Sin duda, la mejor estación de Madrid, con circunspectas temperaturas que rara vez sobresaltan el termómetro. La tan supervalorada primavera es inhóspita, mudadiza, veleidosa. Ahí nos ganan París, Roma, Lisboa, Florencia, Niza y, si me apuran, a ratos Amsterdam y Londres. Es preciso recordar, con la severidad y firmeza indispensables, que aún nos queda otoño hasta las 14.05 del día 21 de este mes de diciembre, circunstancia que se oculta a la ciudadanía, Dios sabe con qué designios. Veo, también, en el adelanto de la hora, otra maniobra que hurta a la buena gente lo mejor de los crepúsculos de la mañana y de la tarde.

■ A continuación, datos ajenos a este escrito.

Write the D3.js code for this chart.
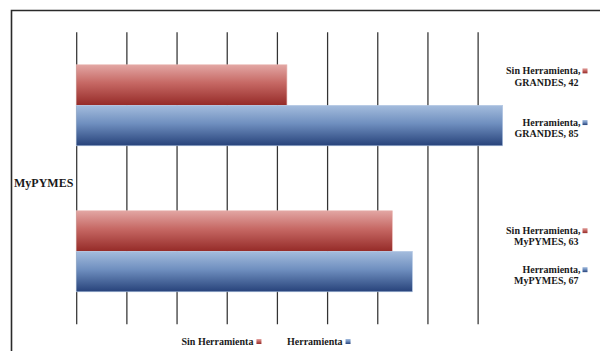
<!DOCTYPE html>
<html>
<head>
<meta charset="utf-8">
<script src="https://cdn.jsdelivr.net/npm/d3@7"></script>
<style>
  html, body { margin: 0; padding: 0; background: #fff; }
  svg { display: block; }
  text { font-family: "Liberation Serif", "Times New Roman", serif; font-weight: bold; fill: #1a1a1a; }
</style>
</head>
<body>
<svg id="chart" width="600" height="351"></svg>
<script>
// Categories top to bottom, and the two series drawn inside each category
const categories = ["GRANDES", "MyPYMES"];
const seriesNames = ["Sin Herramienta", "Herramienta"];
const sinHerramienta = [42, 63];
const herramienta = [85, 67];
const xTicks = [0, 10, 20, 30, 40, 50, 60, 70, 80];
const axisTitle = "MyPYMES";

const seriesValues = [sinHerramienta, herramienta];
const rows = categories.flatMap((c, ci) =>
  seriesNames.map((s, si) => ({ category: c, series: s, si, value: seriesValues[si][ci] })));

const svg = d3.select("#chart");
const W = 600, H = 351;

// Plot area
const plot = { left: 76.2, right: 527.8, top: 32.3, bottom: 324.3 };

const x = d3.scaleLinear().domain([0, 90]).range([plot.left, plot.right]);
const y0 = d3.scaleBand().domain(categories)
  .range([plot.top, plot.bottom]).paddingInner(0.445).paddingOuter(0.2225);
const y1 = d3.scaleBand().domain(seriesNames).range([0, y0.bandwidth()]);

// Gradients for each series
const defs = svg.append("defs");
const gradStops = [
  [["0%", "#e2a6a3"], ["45%", "#c66864"], ["100%", "#952b28"]],
  [["0%", "#a4bcdd"], ["45%", "#6f8fbf"], ["100%", "#27427a"]]
];
const gradIds = ["gSin", "gHer"];
gradStops.forEach((stops, i) => {
  const g = defs.append("linearGradient").attr("id", gradIds[i])
    .attr("x1", 0).attr("y1", 0).attr("x2", 0).attr("y2", 1);
  stops.forEach(([o, c]) => g.append("stop").attr("offset", o).attr("stop-color", c));
});
const edgeColors = ["#e9b7b4", "#b4c8e4"];

// Outer frame (runs off the right and bottom edges)
svg.append("path")
  .attr("d", `M11.5,${H + 5}V10.5H${W + 5}`)
  .attr("fill", "none").attr("stroke", "#2a2a2a").attr("stroke-width", 1.6);

// Vertical gridlines
svg.append("g")
  .attr("transform", `translate(0,${plot.bottom})`)
  .call(d3.axisBottom(x).tickValues(xTicks).tickSize(plot.bottom - plot.top).tickFormat(""))
  .call(g => g.select(".domain").remove())
  .call(g => g.selectAll(".tick line")
    .attr("y2", -(plot.bottom - plot.top))
    .attr("stroke", "#333").attr("stroke-width", 1.25));

// Bars
svg.append("g").selectAll("rect").data(rows).join("rect")
  .attr("x", x(0))
  .attr("y", d => y0(d.category) + y1(d.series))
  .attr("width", d => x(d.value) - x(0))
  .attr("height", y1.bandwidth())
  .attr("fill", d => `url(#${gradIds[d.si]})`)
  .attr("stroke", d => edgeColors[d.si]).attr("stroke-width", 0.6);

// Axis title on the left
svg.append("text")
  .attr("x", 14).attr("y", 186.5)
  .attr("font-size", 12)
  .text(axisTitle);

// Data labels at the right, each with its series key; small vertical nudges
// keep the label blocks clear of each other
const labelRight = 580.5;
const labelNudge = [-8.5, 2.7, 5.3, 3.8];
const lab = svg.append("g").selectAll("g").data(rows).join("g")
  .attr("transform", (d, i) =>
    `translate(${labelRight},${y0(d.category) + y1(d.series) + y1.bandwidth() / 2 + labelNudge[i]})`);
lab.append("text")
  .attr("text-anchor", "end").attr("font-size", 10)
  .attr("y", -2.2)
  .text(d => `${d.series},`);
lab.append("text")
  .attr("text-anchor", "end").attr("font-size", 10)
  .attr("x", -2).attr("y", 9.1)
  .text(d => `${d.category}, ${d.value}`);
lab.append("rect")
  .attr("x", 2).attr("y", -8.2).attr("width", 5).attr("height", 5)
  .attr("fill", d => `url(#${gradIds[d.si]})`);

// Legend at the bottom
const legendX = [181.5, 287];
const leg = svg.append("g").selectAll("g").data(seriesNames).join("g")
  .attr("transform", (d, i) => `translate(${legendX[i]},345)`);
leg.append("text")
  .attr("font-size", 10)
  .text(d => d)
  .each(function (d, i) {
    const w = this.getComputedTextLength();
    d3.select(this.parentNode).append("rect")
      .attr("x", w + 3).attr("y", -6).attr("width", 5).attr("height", 5)
      .attr("fill", `url(#${gradIds[i]})`);
  });
</script>
</body>
</html>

Toman parte en la conjura la turbamulta de meteorólogos que señalan, con tendenciosa satisfacción, los lugares donde, por encima de los 1.250 metros, la lluvia cae en forma de nieve. No nos atañe; estamos a seiscientos y pico sobre el nivel del mar, que es una altitud que para sí quisieran metrópolis con más ínfulas que los Madriles. Nos envidian, a ratos, el canario, de ambiente edénico y monótono; el gallego, el asturiano, el cántabro y el vasco, que tienen por firmamento la tela del paraguas; los habitantes del bronco interior, el andaluz, apenas repuesto del agosto inclemente...

Madrid, encrucijada, debe promocionar el otoño, más y mejor de como lo hace, por ser, al tiempo, rompeolas, playa y destino de quienes vienen de fuera. Descontamos algunas peculiaridades que el tiempo se llevó. La ciudad ya no huele a pan recién cocido, ni a olímpicos churros aceitosos, o a café tostado; son mítico recuerdo las castañeras en la esquina -las hay en Nueva York, en Londres, en París-, por ello es urgente la conservación de lo que nos queda, un transitivo bienestar que, por ignoradas razones, se pretende restringir y racionar.

Defendamos la serena melodía del viento entre las tenaces hojas doradas de los plátanos y las acacias, un son que cualquiera puede percibir, si pone suficiente atención, y en nada envidia al largo y cursi sollozo de los violines. Disponemos de un surtido y en general benévolo otoño, del Museo del Prado, El Corte Inglés y amplias avenidas y concurridas calles para manifestarse, con todas las pancartas que se quieran y destino en las codiciadas sedes ministeriales, ante las que tocar el pito y botar cuanto el cuerpo aguante. ¿Puede pedirse más?